Zaledwie dwa tygodnie po tym, jak sięgnął po swoje pierwsze zwycięstwo w Grand Prix, Cal Crutchlow dał swojemu zespołowi LCR Honda i brytyjskim fanom kolejne powody do świętowania. Finiszując na drugim miejscu w wyścigu o Grand Prix Wielkiej Brytanii na torze Silverstone, Brytyjczyk po raz trzeci w tym sezonie stanął na podium.

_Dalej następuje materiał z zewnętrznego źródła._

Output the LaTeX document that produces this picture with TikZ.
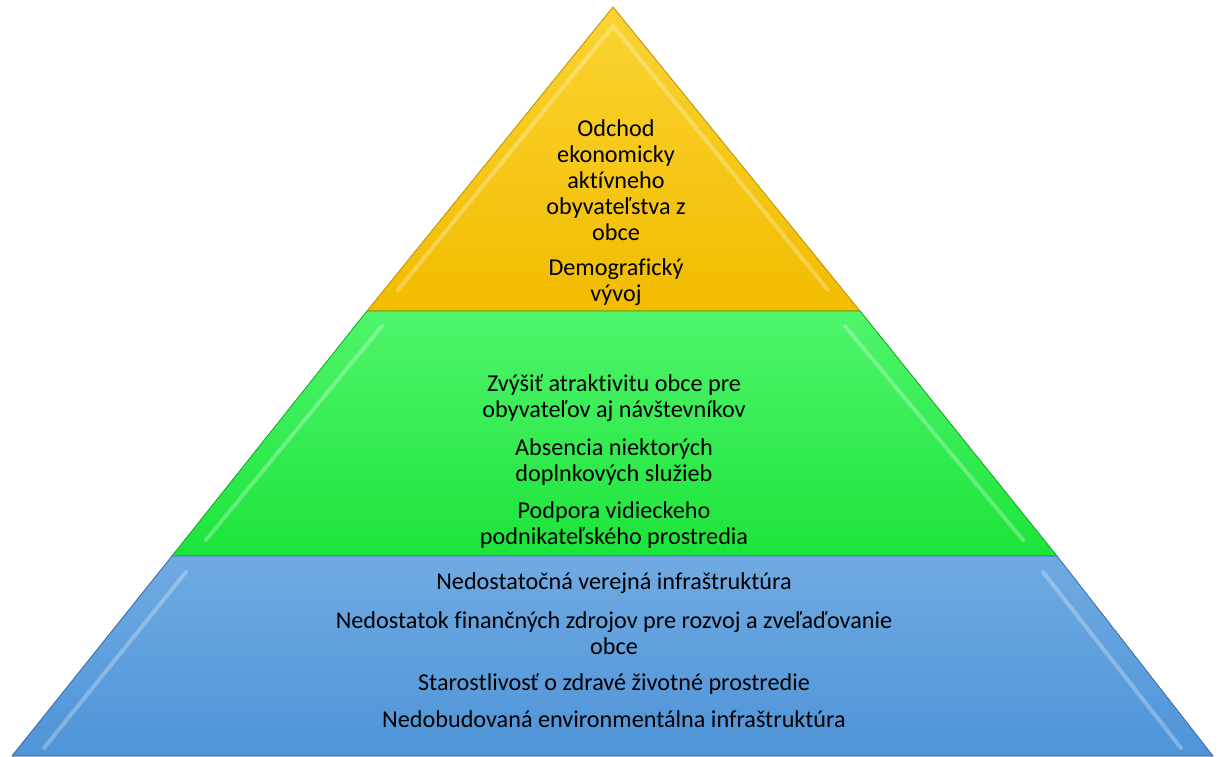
\documentclass[tikz,border=0pt]{standalone}
\usepackage{fontspec}
\setmainfont{Carlito}[Ligatures=NoCommon]
\definecolor{ytop}{RGB}{250,212,50}
\definecolor{ybot}{RGB}{242,188,0}
\definecolor{yedge}{RGB}{190,150,0}
\definecolor{gtop}{RGB}{80,245,108}
\definecolor{gbot}{RGB}{28,228,58}
\definecolor{gedge}{RGB}{20,170,40}
\definecolor{btop}{RGB}{112,170,226}
\definecolor{bbot}{RGB}{78,148,216}
\definecolor{bedge}{RGB}{60,110,170}
\begin{document}
\begin{tikzpicture}[x=1pt,y=-1pt,
  tiertxt/.style={align=center,font=\fontsize{24.2}{26}\selectfont,text=black,inner sep=0pt},
  edge/.style={draw=#1,line width=0.8pt},
  bevel/.style={draw=white,draw opacity=0.28,line width=4pt,line join=round,line cap=round}]
\useasboundingbox (0,0) rectangle (1219,756);
% yellow tier
\coordinate (ya) at (613,7);
\coordinate (yl) at (367,311);
\coordinate (yr) at (860,311);
\fill[top color=ytop,bottom color=ybot] (ya) -- (yl) -- (yr) -- cycle;
\draw[bevel] (398,290) -- (613,26) -- (828,290);
\draw[edge=yedge] (ya) -- (yl) -- (yr) -- cycle;
% green tier
\coordinate (gl) at (172,556);
\coordinate (gr) at (1057,556);
\fill[top color=gtop,bottom color=gbot] (yl) -- (gl) -- (gr) -- (yr) -- cycle;
\draw[bevel] (382,326) -- (206,540);
\draw[bevel] (845,326) -- (1023,540);
\draw[edge=gedge] (yl) -- (gl) -- (gr) -- (yr) -- cycle;
% blue tier
\coordinate (bl) at (12,756);
\coordinate (br) at (1213,756);
\fill[top color=btop,bottom color=bbot] (gl) -- (bl) -- (br) -- (gr) -- cycle;
\draw[bevel] (186,572) -- (44,748);
\draw[bevel] (1043,572) -- (1181,748);
\draw[edge=bedge] (gl) -- (bl) -- (br) -- (gr) -- cycle;
% texts
\node[tiertxt] (t1) at (616,180) {Odchod\\ekonomicky\\aktívneho\\obyvateľstva z\\obce};
\node[tiertxt] (t2) at (616,282) {Demografický\\vývoj};
\node[tiertxt] (t3) at (614,398) {Zvýšiť atraktivitu obce pre\\obyvateľov aj návštevníkov};
\node[tiertxt] (t4) at (614,462) {Absencia niektorých\\doplnkových služieb};
\node[tiertxt] (t5) at (614,525) {Podpora vidieckeho\\podnikateľského prostredia};
\node[tiertxt] (t6) at (614,583) {Nedostatočná verejná infraštruktúra};
\node[tiertxt] (t7) at (614,633) {Nedostatok finančných zdrojov pre rozvoj a zveľaďovanie\\obce};
\node[tiertxt] (t8) at (614,684) {Starostlivosť o zdravé životné prostredie};
\node[tiertxt] (t9) at (614,719) {Nedobudovaná environmentálna infraštruktúra};
\end{tikzpicture}
\end{document}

#35 Cal Crutchlow – 2. miejsce: „Świetnie było móc uczestniczyć w walce o podium przed tymi wszystkimi kibicami. Bardzo chcę podziękować teamowi LCR i Hondzie za całą ich ciężką pracę w ostatnich tygodniach. Rozpoczęliśmy sezon od kilku upadków i problemów z motocyklem, ale jeszcze raz udowodniliśmy, że ciężka praca naprawdę popłaca.”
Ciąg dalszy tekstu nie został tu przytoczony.